## Start MATERIAL PROVIDED
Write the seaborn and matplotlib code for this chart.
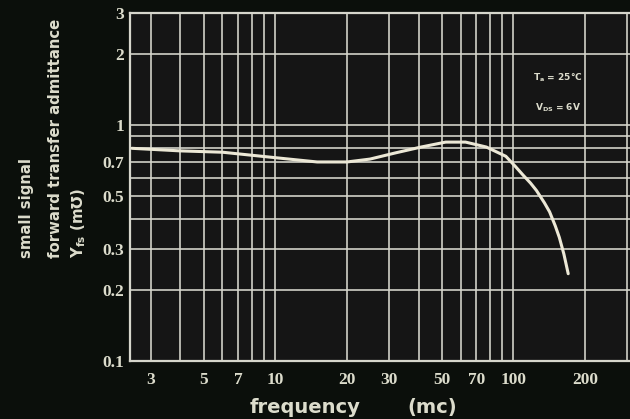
import matplotlib
matplotlib.use("Agg")
import matplotlib.pyplot as plt
import matplotlib.ticker as mticker
import seaborn as sns
import pandas as pd

# curve (frequency in mc, Yfs in mmho)
freq = [2.5, 4, 6, 10, 15, 20, 25, 32, 41, 52, 63, 77, 93, 102, 110, 118, 125,
        135, 142, 150, 156, 163, 170]
yfs = [0.80, 0.78, 0.77, 0.73, 0.70, 0.70, 0.72, 0.765, 0.81, 0.85, 0.85, 0.81,
       0.74, 0.67, 0.615, 0.57, 0.53, 0.47, 0.43, 0.375, 0.335, 0.285, 0.235]

x_ticks = [3, 5, 7, 10, 20, 30, 50, 70, 100, 200]
y_ticks = [0.1, 0.2, 0.3, 0.5, 0.7, 1, 2, 3]
x_tick_labels = ["3", "5", "7", "10", "20", "30", "50", "70", "100", "200"]
y_tick_labels = ["0.1", "0.2", "0.3", "0.5", "0.7", "1", "2", "3"]

bg = "#0b0f0b"
inner = "#151515"
grid_col = "#d6d6cc"
text_col = "#dcdccc"

sns.set_theme(style="dark", rc={"axes.facecolor": inner, "figure.facecolor": bg})

fig = plt.figure(figsize=(6.30, 4.19), dpi=100)
ax = fig.add_axes([0.206, 0.138, 0.794, 0.831])

df = pd.DataFrame({"freq": freq, "yfs": yfs})
sns.lineplot(data=df, x="freq", y="yfs", ax=ax, color="#ece8d6", linewidth=2.2, zorder=5)

ax.set_xscale("log")
ax.set_yscale("log")
ax.set_xlim(2.45, 309)
ax.set_ylim(0.1, 3)

ax.xaxis.set_major_locator(mticker.FixedLocator(x_ticks))
ax.xaxis.set_major_formatter(mticker.FixedFormatter(x_tick_labels))
ax.yaxis.set_major_locator(mticker.FixedLocator(y_ticks))
ax.yaxis.set_major_formatter(mticker.FixedFormatter(y_tick_labels))
ax.xaxis.set_minor_locator(mticker.LogLocator(base=10, subs=range(1, 10)))
ax.yaxis.set_minor_locator(mticker.LogLocator(base=10, subs=range(1, 10)))
ax.xaxis.set_minor_formatter(mticker.NullFormatter())
ax.yaxis.set_minor_formatter(mticker.NullFormatter())

ax.grid(True, which="both", color=grid_col, linewidth=1.3, alpha=0.9)
ax.tick_params(which="both", length=0)
ax.tick_params(axis="x", pad=8)
ax.tick_params(axis="y", pad=4)

for lab in ax.get_xticklabels() + ax.get_yticklabels():
    lab.set_fontfamily("Liberation Serif")
    lab.set_fontweight("bold")
    lab.set_fontsize(12.5)
    lab.set_color(text_col)

for side in ["left", "bottom", "top"]:
    ax.spines[side].set_visible(True)
    ax.spines[side].set_color(grid_col)
    ax.spines[side].set_linewidth(1.6)
ax.spines["right"].set_visible(False)

ax.set_xlabel("")
ax.set_ylabel("")

# conditions box text
fig.text(558 / 630, 1 - 78 / 419, "T$_\\mathbf{a}$ = 25°C", fontsize=6.5, fontweight="bold",
         color=text_col, ha="center", va="center")
fig.text(558 / 630, 1 - 108 / 419, "V$_\\mathbf{DS}$ = 6V", fontsize=6.5, fontweight="bold",
         color=text_col, ha="center", va="center")

# axis titles
ylab_y = 1 - 258 / 419
ylab_kw = dict(rotation=90, rotation_mode="anchor", ha="left", va="center",
               fontsize=10.7, fontweight="heavy", color=text_col)
fig.text(27 / 630, ylab_y, "small signal", **ylab_kw)
fig.text(55 / 630, ylab_y, "forward transfer admittance", **ylab_kw)
fig.text(79 / 630, ylab_y, "Y$_{\\mathbf{fs}}$ (m℧)", **ylab_kw)

fig.text(305 / 630, 1 - 407 / 419, "frequency", ha="center", va="center",
         fontsize=14, fontweight="bold", color=text_col)
fig.text(432 / 630, 1 - 407 / 419, "(mc)", ha="center", va="center",
         fontsize=14, fontweight="bold", color=text_col)

fig.savefig("out.png", dpi=100, facecolor=bg)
## End MATERIAL PROVIDED
**TASK:**
Write out again, exactly, the lines from the start of the listing up to the line containing "0.335, 0.285, 0.235]", with both ends and without pictures.

**FINISHED ANSWER:**
Write the seaborn and matplotlib code for this chart.
import matplotlib
matplotlib.use("Agg")
import matplotlib.pyplot as plt
import matplotlib.ticker as mticker
import seaborn as sns
import pandas as pd

# curve (frequency in mc, Yfs in mmho)
freq = [2.5, 4, 6, 10, 15, 20, 25, 32, 41, 52, 63, 77, 93, 102, 110, 118, 125,
        135, 142, 150, 156, 163, 170]
yfs = [0.80, 0.78, 0.77, 0.73, 0.70, 0.70, 0.72, 0.765, 0.81, 0.85, 0.85, 0.81,
       0.74, 0.67, 0.615, 0.57, 0.53, 0.47, 0.43, 0.375, 0.335, 0.285, 0.235]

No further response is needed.